One of the biggest problems with these beneficiary designations is that they are not always set up to allow the beneficiaries the tax benefit of stretch distributions, particularly if the beneficiary is a trust. A trust can absolutely qualify as a “designated beneficiary,” allowing the beneficiary to stretch distributions, but the trust must be drafted properly to qualify, and the beneficiary designation must be written correctly in order to qualify.
If your family has beneficiaries with special needs, another problem with the beneficiary designations is that they are not always very specific. For instance, a beneficiary designation may say that the primary beneficiary is your “spouse” and the contingent beneficiary is your “children.” If one of those children has special needs, then according to the beneficiary designation that child is entitled to receive his share of the account or insurance policy outright. If the child receives government benefits, or if he is simply not very good with money, then the receipt of a large inheritance could be disastrous.
This new year, make a resolution to review your retirement plan and insurance policy beneficiary designations. There are many ways to have your children inherit the funds without having to give them the money directly. For example, the life insurance policy could fund a trust for the beneficiary (or even a special needs trust if appropriate). An IRA could be left to a Retirement Trust designed specifically to be a “designated beneficiary” for that asset, which grants the benefits of wrapping a trust around that asset along with the ability to get the tax benefits of stretch distributions.

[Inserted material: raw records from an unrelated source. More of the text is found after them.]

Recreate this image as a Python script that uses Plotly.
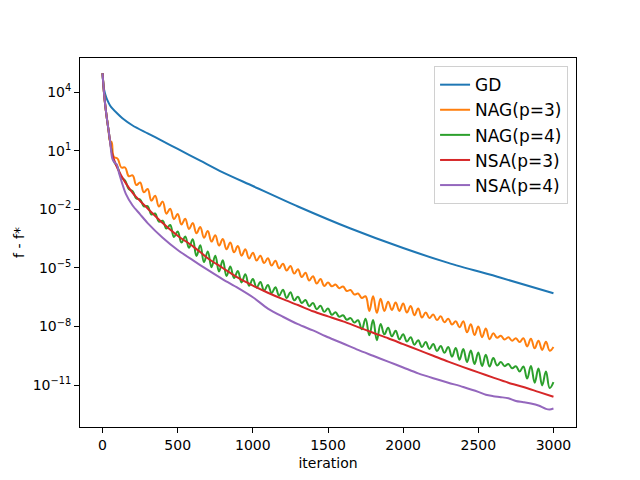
import numpy as np
import plotly.graph_objects as go

# values are log10(f - f*)
head_iter = [0, 5, 10, 20, 30, 40, 50]
head_log = [4.98, 4.45, 3.95, 3.2, 2.6, 2.05, 1.5]

gd_iter = [0, 3, 10, 20, 32, 50, 65, 100, 132, 200, 300, 400, 500, 650, 800,
           1000, 1300, 1650, 2000, 2300, 2650, 3000]
gd_log = [4.98, 4.6, 4.15, 3.85, 3.6, 3.33, 3.18, 2.9, 2.67, 2.3, 1.9, 1.5, 1.1,
          0.5, -0.1, -0.8, -1.85, -2.98, -3.98, -4.74, -5.5, -6.3]

# oscillating NAG curves, sampled at peaks and troughs
osc_iter = head_iter + [60] + list(range(75, 3001, 25))

nag3_log = head_log + [
    1.45, 0.7, 0.6, 0.15, 0.15, -0.3, -0.25, -0.75, -0.62, -1.12, -0.95,
    -1.55, -1.3, -1.85, -1.6, -2.22, -1.96, -2.5, -2.23, -2.77, -2.48,
    -3.0, -2.7, -3.22, -2.9, -3.45, -3.1, -3.65, -3.32, -3.85, -3.52,
    -4.04, -3.7, -4.2, -3.88, -4.37, -4.04, -4.52, -4.22, -4.62, -4.37,
    -4.75, -4.5, -4.88, -4.63, -5.02, -4.78, -5.13, -4.9, -5.29, -5.07,
    -5.46, -5.25, -5.64, -5.42, -5.8, -5.57, -5.92, -5.75, -5.94, -5.85,
    -6.04, -5.95, -6.18, -6.13, -6.36, -6.31, -6.54, -6.45, -7.2, -6.45,
    -7.3, -6.58, -7.2, -6.73, -7.15, -6.77, -7.2, -6.82, -7.28, -6.95,
    -7.42, -7.08, -7.54, -7.28, -7.57, -7.38, -7.67, -7.48, -7.78, -7.6,
    -7.9, -7.73, -8.04, -7.73, -8.3, -7.88, -8.44, -8.0, -8.55, -8.1,
    -8.65, -8.35, -8.58, -8.47, -8.67, -8.55, -8.73, -8.6, -8.8, -8.6,
    -9.02, -8.63, -9.12, -8.73, -9.2, -8.78, -9.24, -9.05]

nag4_log = head_log + [
    1.02, 0.47, 0.16, -0.35, -0.52, -0.96, -1.07, -1.44, -1.49, -1.84, -1.83,
    -2.26, -2.21, -2.63, -2.58, -2.98, -2.8, -3.41, -3.13, -3.7, -3.39,
    -3.97, -3.53, -4.39, -3.84, -4.7, -4.15, -4.96, -4.37, -5.18, -4.6,
    -5.41, -4.92, -5.52, -5.15, -5.74, -5.32, -5.91, -5.57, -6.01, -5.72,
    -6.16, -5.87, -6.29, -5.99, -6.42, -6.12, -6.54, -6.24, -6.66, -6.48,
    -6.8, -6.64, -6.96, -6.8, -7.11, -6.94, -7.25, -7.08, -7.4, -7.27,
    -7.5, -7.42, -7.65, -7.57, -7.8, -7.68, -8.14, -7.6, -8.45, -7.67,
    -8.7, -7.87, -8.4, -8.07, -8.5, -8.22, -8.66, -8.4, -8.77, -8.55,
    -8.93, -8.7, -9.05, -8.8, -9.15, -8.9, -9.25, -9.0, -9.35, -9.05,
    -9.55, -9.1, -9.7, -9.15, -9.82, -9.23, -9.92, -9.33, -10.02, -9.45,
    -10.05, -9.62, -10.0, -9.82, -10.03, -9.92, -10.14, -10.04, -10.3, -10.05,
    -10.67, -10.02, -10.88, -10.15, -11.02, -10.3, -11.15, -10.85]

nsa3_iter = head_iter + [60, 75, 100, 150, 200, 250, 300, 400, 500, 600, 700,
                         800, 900, 1000, 1100, 1200, 1300, 1400, 1500, 1600,
                         1700, 1800, 1900, 2000, 2100, 2200, 2300, 2400, 2500,
                         2600, 2700, 2800, 2900, 3000]
nsa3_log = head_log + [1.0, 0.58, 0.1, -0.6, -1.15, -1.57, -1.95, -2.7, -3.35,
                       -3.88, -4.5, -5.0, -5.5, -5.9, -6.27, -6.6, -6.9,
                       -7.22, -7.48, -7.74, -8.03, -8.32, -8.6, -8.9, -9.2,
                       -9.5, -9.8, -10.08, -10.35, -10.62, -10.88, -11.1,
                       -11.35, -11.6]

nsa4_iter = head_iter + [65, 80, 95, 110, 130, 155, 200, 250, 300, 400, 500,
                         600, 700, 800, 900, 1000, 1100, 1200, 1300, 1400,
                         1500, 1600, 1700, 1800, 1900, 2000, 2100, 2200, 2300,
                         2400, 2500, 2550, 2600, 2650, 2700, 2750, 2800, 2850,
                         2900, 2950, 2975, 3000]
nsa4_log = head_log + [0.6, 0.4, 0.3, -0.15, -0.65, -1.2, -1.8, -2.25, -2.7,
                       -3.45, -4.08, -4.6, -5.1, -5.58, -6.02, -6.5, -7.08,
                       -7.5, -7.88, -8.2, -8.55, -8.87, -9.2, -9.5, -9.8,
                       -10.1, -10.4, -10.65, -10.88, -11.1, -11.35, -11.5,
                       -11.57, -11.62, -11.68, -11.82, -11.88, -11.95, -12.05,
                       -12.22, -12.25, -12.2]

series = [
    ("GD", gd_iter, gd_log, "#1f77b4", 0.8),
    ("NAG(p=3)", osc_iter, nag3_log, "#ff7f0e", 1.2),
    ("NAG(p=4)", osc_iter, nag4_log, "#2ca02c", 1.2),
    ("NSA(p=3)", nsa3_iter, nsa3_log, "#d62728", 0.8),
    ("NSA(p=4)", nsa4_iter, nsa4_log, "#9467bd", 0.8),
]

fig = go.Figure()
for name, xs, logs, color, smooth in series:
    fig.add_trace(go.Scatter(x=xs, y=10 ** np.array(logs), mode="lines",
                             name=name,
                             line=dict(color=color, width=2, shape="spline",
                                       smoothing=smooth)))

yticks = [4, 1, -2, -5, -8, -11]
ytext = ["10<sup>%s</sup>" % str(e).replace("-", "\u2212") for e in yticks]

axis_style = dict(showline=True, linecolor="black", linewidth=1, mirror=True,
                  ticks="outside", ticklen=5, tickwidth=1, tickcolor="black",
                  showgrid=False, zeroline=False, automargin=False,
                  tickfont=dict(size=14))

# the page body adds 8px, so the figure is 8px smaller than the window
fig.update_layout(
    width=632, height=472,
    margin=dict(l=72, r=64, t=50, b=53),
    paper_bgcolor="white", plot_bgcolor="white",
    font=dict(family="DejaVu Sans", size=14, color="black"),
    xaxis=dict(range=[-150, 3150], tickvals=[0, 500, 1000, 1500, 2000, 2500, 3000],
               title=dict(text="iteration", standoff=6, font=dict(size=14)),
               **axis_style),
    yaxis=dict(type="log", range=[-13.15, 5.76],
               tickvals=[10.0 ** e for e in yticks], ticktext=ytext,
               title=dict(text="f - f*", standoff=4, font=dict(size=14)),
               **axis_style),
    legend=dict(x=0.984, y=0.978, xanchor="right", yanchor="top",
                bgcolor="white", bordercolor="#d0d0d0", borderwidth=1,
                itemwidth=30, font=dict(size=17)),
    showlegend=True,
)

fig.write_html("out.html")
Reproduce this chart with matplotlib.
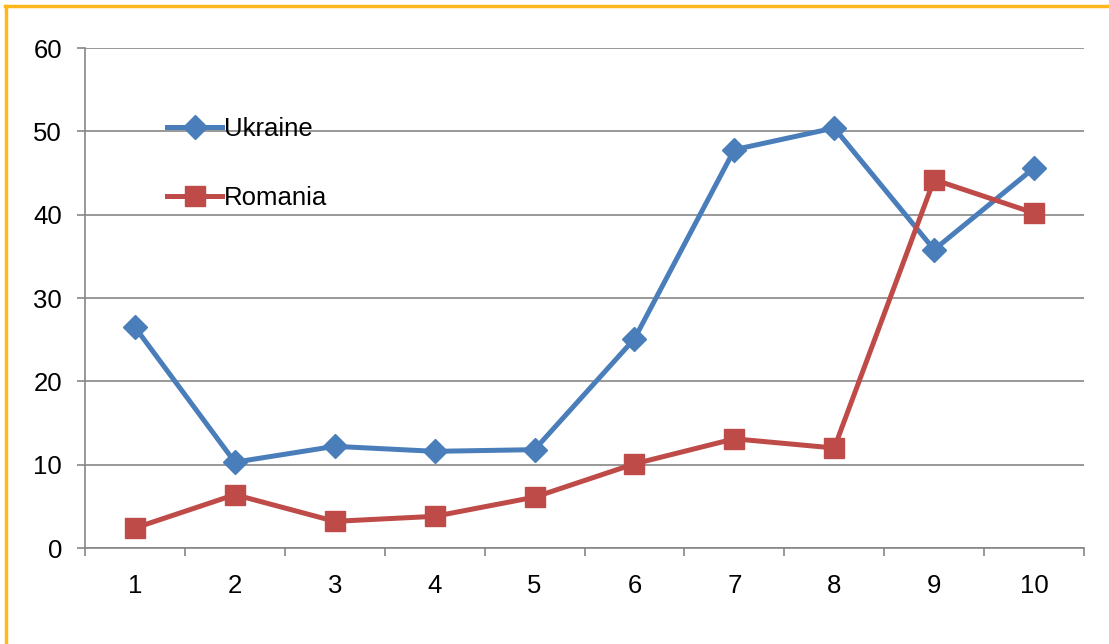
import matplotlib
matplotlib.use("Agg")
import matplotlib.pyplot as plt
from matplotlib.lines import Line2D

categories = [1, 2, 3, 4, 5, 6, 7, 8, 9, 10]
ukraine = [26.5, 10.3, 12.2, 11.6, 11.8, 25.1, 47.8, 50.4, 35.8, 45.6]
romania = [2.4, 6.4, 3.2, 3.8, 6.1, 10.1, 13.1, 12.0, 44.2, 40.2]
yticks = [0, 10, 20, 30, 40, 50, 60]

plt.rcParams['font.family'] = ['Liberation Sans', 'DejaVu Sans']

W, H = 1109, 644
fig = plt.figure(figsize=(W / 100, H / 100), dpi=100)
ax = fig.add_axes([85 / W, 1 - 548 / H, (1084 - 85) / W, (548 - 48) / H])

blue = '#4A7EBB'
red = '#BE4B48'
grid = '#868686'
fs = 18.5

ax.plot(categories, ukraine, color=blue, lw=3.6, marker='D', ms=12,
        markeredgecolor=blue, solid_joinstyle='round', label='Ukraine', zorder=3)
ax.plot(categories, romania, color=red, lw=3.6, marker='s', ms=15,
        markeredgecolor=red, solid_joinstyle='round', label='Romania', zorder=3)

ax.set_xlim(0.5, 10.5)
ax.set_ylim(0, 60)
ax.set_yticks(yticks)
ax.set_xticks(categories)
ax.set_xticks([i + 0.5 for i in range(0, 11)], minor=True)
ax.tick_params(axis='x', which='major', length=0, pad=19, labelsize=fs)
ax.tick_params(axis='x', which='minor', length=6, width=1.2, color=grid, direction='out')
ax.tick_params(axis='y', length=6, width=1.2, color=grid, direction='out', pad=10.5, labelsize=fs)

ax.yaxis.grid(True, color=grid, lw=1.2)
ax.set_axisbelow(True)
for s in ['top', 'right']:
    ax.spines[s].set_visible(False)
for s in ['left', 'bottom']:
    ax.spines[s].set_color(grid)
    ax.spines[s].set_linewidth(1.2)

leg = ax.legend(loc='upper left', bbox_to_anchor=((167 - 85) / 999, (548 - 117) / 500),
                frameon=False, fontsize=fs, handlelength=2.15, handletextpad=0.08,
                labelspacing=1.76, borderpad=0, borderaxespad=0)

orange = '#FFB81C'
fig.add_artist(Line2D([5.5 / W, 5.5 / W], [0, 1 - 6 / H], color=orange, lw=2.5,
                      transform=fig.transFigure))
fig.add_artist(Line2D([5 / W, 1], [1 - 6 / H, 1 - 6 / H], color=orange, lw=2.5,
                      transform=fig.transFigure))

fig.savefig('out.png', dpi=100)
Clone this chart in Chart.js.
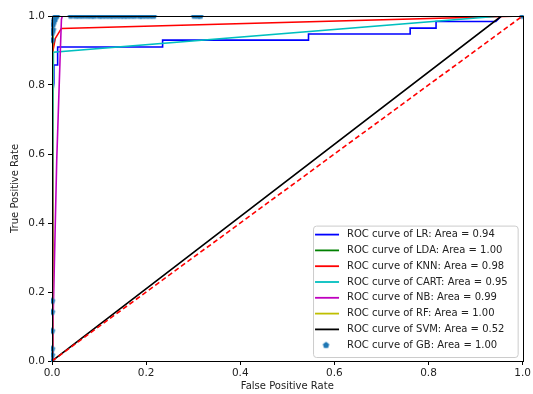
<!DOCTYPE html>
<html>
<head>
<meta charset="utf-8">
<script src="https://cdn.jsdelivr.net/npm/chart.js@4.4.1/dist/chart.umd.min.js"></script>
<style>
  html, body { margin: 0; padding: 0; background: #fff; }
  #wrap { position: relative; width: 533px; height: 394px; }
</style>
</head>
<body>
<div id="wrap"><canvas id="roc"></canvas></div>
<script>
// ROC curves
const modelNames = ["LR", "LDA", "KNN", "CART", "NB", "RF", "SVM", "GB"];
const modelAuc = ["0.94", "1.00", "0.98", "0.95", "0.99", "1.00", "0.52", "1.00"];

const lrFpr = [0, 0, 0.004, 0.004, 0.012, 0.012, 0.235, 0.235, 0.545, 0.545, 0.761, 0.761, 0.816, 0.816, 0.943, 0.955, 1];
const lrTpr = [0, 0.76, 0.805, 0.858, 0.858, 0.91, 0.91, 0.93, 0.93, 0.948, 0.948, 0.965, 0.965, 0.984, 0.984, 1, 1];

const ldaFpr = [0, 0.002, 0.002, 0.004, 1];
const ldaTpr = [0, 0.02, 0.99, 1, 1];

const knnFpr = [0, 0.002, 0.007, 0.02, 1];
const knnTpr = [0, 0.9, 0.935, 0.964, 1];

const cartFpr = [0, 0.003, 0.954, 1];
const cartTpr = [0, 0.895, 1, 1];

const nbFpr = [0, 0.002, 0.01, 0.017, 0.02, 0.022, 1];
const nbTpr = [0, 0.1, 0.58, 0.87, 0.99, 1, 1];

const rfFpr = [0, 0, 0.002, 0.004, 1];
const rfTpr = [0, 0.9, 0.95, 1, 1];

const svmFpr = [0, 0.955, 1];
const svmTpr = [0, 1, 1];

const gbFpr = [0, 0, 0, 0, 0, 0, 0, 0, 0.002, 0.002, 0.004, 0.006, 0.008, 0.01,
  0.04, 0.05, 0.058, 0.066, 0.075, 0.083, 0.09, 0.1, 0.107, 0.115, 0.123, 0.13,
  0.138, 0.146, 0.153, 0.16, 0.168, 0.176, 0.186, 0.192, 0.2, 0.208, 0.216,
  0.302, 0.31, 0.315, 1];
const gbTpr = [0, 0.017, 0.035, 0.087, 0.142, 0.174, 0.93, 0.95, 0.96, 0.975, 0.985, 0.99, 1, 1,
  1, 1, 1, 1, 1, 1, 1, 1, 1, 1, 1, 1,
  1, 1, 1, 1, 1, 1, 1, 1, 1, 1, 1,
  1, 1, 1, 1];

const chanceFpr = [0, 1];
const chanceTpr = [0, 1];

const xTicks = [0, 0.2, 0.4, 0.6, 0.8, 1.0];
const yTicks = [0, 0.2, 0.4, 0.6, 0.8, 1.0];

const COLORS = {
  LR: "#0000ff",
  LDA: "#008000",
  KNN: "#ff0000",
  CART: "#00bfbf",
  NB: "#bf00bf",
  RF: "#bfbf00",
  SVM: "#000000",
  GB: "#1f77b4",
};

const FONT = "'DejaVu Sans', sans-serif";

function pts(xs, ys) {
  return xs.map((x, i) => ({ x, y: ys[i] }));
}

// matplotlib 'p' marker
function pentagon(r, color) {
  const c = document.createElement("canvas");
  const s = Math.ceil(r * 2 + 2);
  c.width = s; c.height = s;
  const g = c.getContext("2d");
  g.fillStyle = color;
  g.beginPath();
  for (let k = 0; k < 5; k++) {
    const a = -Math.PI / 2 + k * 2 * Math.PI / 5;
    const px = s / 2 + r * Math.cos(a), py = s / 2 + r * Math.sin(a);
    k ? g.lineTo(px, py) : g.moveTo(px, py);
  }
  g.closePath();
  g.fill();
  return c;
}
const gbMarker = pentagon(3.4, COLORS.GB);

const curves = [
  [lrFpr, lrTpr], [ldaFpr, ldaTpr], [knnFpr, knnTpr], [cartFpr, cartTpr],
  [nbFpr, nbTpr], [rfFpr, rfTpr], [svmFpr, svmTpr], [gbFpr, gbTpr],
];

const datasets = modelNames.map((name, i) => {
  const isGB = name === "GB";
  return {
    label: `ROC curve of ${name}: Area = ${modelAuc[i]}`,
    data: pts(curves[i][0], curves[i][1]),
    borderColor: COLORS[name],
    backgroundColor: COLORS[name],
    borderWidth: 1.6,
    showLine: !isGB,
    pointRadius: isGB ? 3.4 : 0,
    pointStyle: isGB ? gbMarker : "circle",
    clip: isGB ? 1 : undefined,
    order: 20 - i, // later series drawn on top, like pyplot
  };
});
datasets.push({
  label: "",
  data: pts(chanceFpr, chanceTpr),
  borderColor: "#ff0000",
  borderWidth: 1.6,
  borderDash: [5, 3],
  showLine: true,
  pointRadius: 0,
  order: 1,
});

// legend box in the lower right of the axes
const innerLegend = {
  id: "innerLegend",
  afterDraw(chart) {
    const { ctx, chartArea } = chart;
    const items = chart.data.datasets.filter(d => d.label);
    ctx.save();
    ctx.font = `10px ${FONT}`;
    const textW = Math.max(...items.map(d => ctx.measureText(d.label).width));
    const rowH = 15.8;
    const w = textW + 44, h = items.length * rowH + 5;
    const x0 = chartArea.right - 5 - w, y0 = chartArea.bottom - 4 - h;
    ctx.fillStyle = "rgba(255,255,255,0.85)";
    ctx.strokeStyle = "#cccccc";
    ctx.lineWidth = 1;
    ctx.beginPath();
    ctx.roundRect(x0 + 0.5, y0 + 0.5, w, h, 3);
    ctx.fill();
    ctx.stroke();
    items.forEach((d, i) => {
      const cy = y0 + 9 + i * rowH;
      if (d.showLine === false) {
        ctx.drawImage(d.pointStyle, x0 + 13 - d.pointStyle.width / 2, cy - d.pointStyle.height / 2);
      } else {
        ctx.strokeStyle = d.borderColor;
        ctx.lineWidth = 1.8;
        ctx.beginPath();
        ctx.moveTo(x0 + 2, cy);
        ctx.lineTo(x0 + 26, cy);
        ctx.stroke();
      }
      ctx.fillStyle = "#222";
      ctx.textBaseline = "middle";
      ctx.fillText(d.label, x0 + 34, cy);
    });
    ctx.restore();
  },
};

// full box around the axes, on top of the curves
const frame = {
  id: "frame",
  afterDatasetsDraw(chart) {
    const { ctx, chartArea: a } = chart;
    ctx.save();
    ctx.strokeStyle = "#000";
    ctx.lineWidth = 1;
    ctx.strokeRect(Math.round(a.left) + 0.5, Math.round(a.top) + 0.5,
      Math.round(a.right - a.left), Math.round(a.bottom - a.top));
    ctx.restore();
  },
};

const tickFmt = v => Number(v).toFixed(1);

new Chart(document.getElementById("roc"), {
  type: "scatter",
  data: { datasets },
  plugins: [frame, innerLegend],
  options: {
    responsive: true,
    maintainAspectRatio: false,
    animation: false,
    layout: { padding: { top: 16, right: 8, left: 0, bottom: 0 } },
    plugins: {
      legend: { display: false },
      tooltip: { enabled: false },
    },
    scales: {
      x: {
        type: "linear",
        min: 0,
        max: 1,
        afterBuildTicks: s => { s.ticks = xTicks.map(v => ({ value: v })); },
        afterFit: s => { s.height = 33; },
        ticks: { color: "#222", font: { family: FONT, size: 10.5 }, padding: 2, callback: tickFmt, maxRotation: 0 },
        grid: { drawOnChartArea: false, drawTicks: true, tickLength: 4, color: "#000" },
        border: { display: false },
        title: { display: true, text: "False Positive Rate", color: "#222", font: { family: FONT, size: 10 }, padding: { top: 0, bottom: 2 } },
      },
      y: {
        type: "linear",
        min: 0,
        max: 1,
        afterBuildTicks: s => { s.ticks = yTicks.map(v => ({ value: v })); },
        afterFit: s => { s.width = 52; },
        ticks: { color: "#222", font: { family: FONT, size: 10.5 }, padding: 3, callback: tickFmt },
        grid: { drawOnChartArea: false, drawTicks: true, tickLength: 4, color: "#000" },
        border: { display: false },
        title: { display: true, text: "True Positive Rate", color: "#222", font: { family: FONT, size: 10 }, padding: { top: 9, bottom: 4 } },
      },
    },
  },
});
</script>
</body>
</html>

2. (Finally!) Create Your Estate Plan
We all know we need a plan, but research tells us that 65 to 70% of people don’t even have a Will. Even worse, if you’ve “done a will” with a DIY program, the result can sometimes be worse than not doing anything at all. Those “online document” services can provide a (false) sense of security that the plan is done and everything is taken care of, because it is very difficult to tell when the documents they provide are deficient. Some of the biggest, most expensive, most time-consuming estate messes that happen after someone has passed away involve those DIY documents. The effect on a family that is dealing with a mess like that can be devastating.
3. Special Needs Families Need Special Steps
Learn More About Your Family Member’s Government Benefits
Government benefit programs for people with special needs can be one confusing jumble of acronyms. Most families are lucky to know the difference between SSI and SSDI, let alone how those programs work in detail. Yet in many cases, family members are the people responsible for managing money for a loved one, and the decisions that they make when it comes to spending that money can have life-altering ramifications for the person with special needs.
Since most people will review their finances with their financial advisor at the beginning of the new year, this is the perfect time to resolve to really understand some of those tricky government benefits that your loved one may receive. Take the time to talk with your special needs planner, join a support group with other relatives of people with special needs, and read a book from a reliable source about government benefits. The information that you gain in the new year could improve the life of your family member for years to come.
Create Your Special Needs Trust
Special needs trusts serve a variety of purposes, and depending on your family member’s individual set of circumstances, it may be wise to create at least one trust to protect their assets and to ensure that they will have funds available when they need them in the future. In some cases, you may be the only person who can easily set up the proper type of special needs trust for your family member, and the failure to do so when you have the chance could lead to a much more costly court procedure down the road.
While the upfront cost of setting up a special needs trust may seem prohibitive now, the future benefits far outweigh the small cost. If you have been thinking about creating a special needs trust for a family member, take the time to do so at the beginning of this new year — the trust will last a lifetime and could very well be the most important investment that you ever make.
4. Review Your Existing Plan
If you have already created an estate plan – Congratulations! You have taken steps to protect your future and the future of your family. Consider, however, whether you should have your plan reviewed and/or updated.
Many folks think about their estate planning at only a few times in their life. One time is when a young couple has a new baby. There is often a desire to make sure the baby is taken care of with guardianship should something happen to them as parents. After the plan is signed, however, they take the documents, toss them in a drawer, and don’t think about them again. The problem with never re-visiting your plan is that as your family grows and changes, what you need in your plan grows and changes as well. The plan you need for your son at 5 is different from what you need for your son at 15 and your son at 25.
Another time people will think about their plan is when they are reaching the age where they are thinking about retirement sometime in the next several years. Often, they have a will they created 35 years ago that they tossed in a drawer and haven’t thought about since. They also often have done well and have a large enough estate that they have to think about at least state Estate Taxes, if not federal taxes. The difficulty of waiting, however, is that the longer someone waits to plan, the fewer the tools the planner can use in their situation. Many excellent planning strategies require time to work well, and waiting too long to consider what changes may be appropriate can rule out some techniques.
Finally, a death in the family will often spur someone to revisit their own planning. Unfortunately, this is often because the deceased family member’s planning was in disarray, and the administration of the estate did not go well. Keeping your estate plan updated and in good shape is very important to help ensure that the administration process is as smooth as possible.
All of these Estate Planning Resolutions can help make 2014 a year filled with Peace of Mind!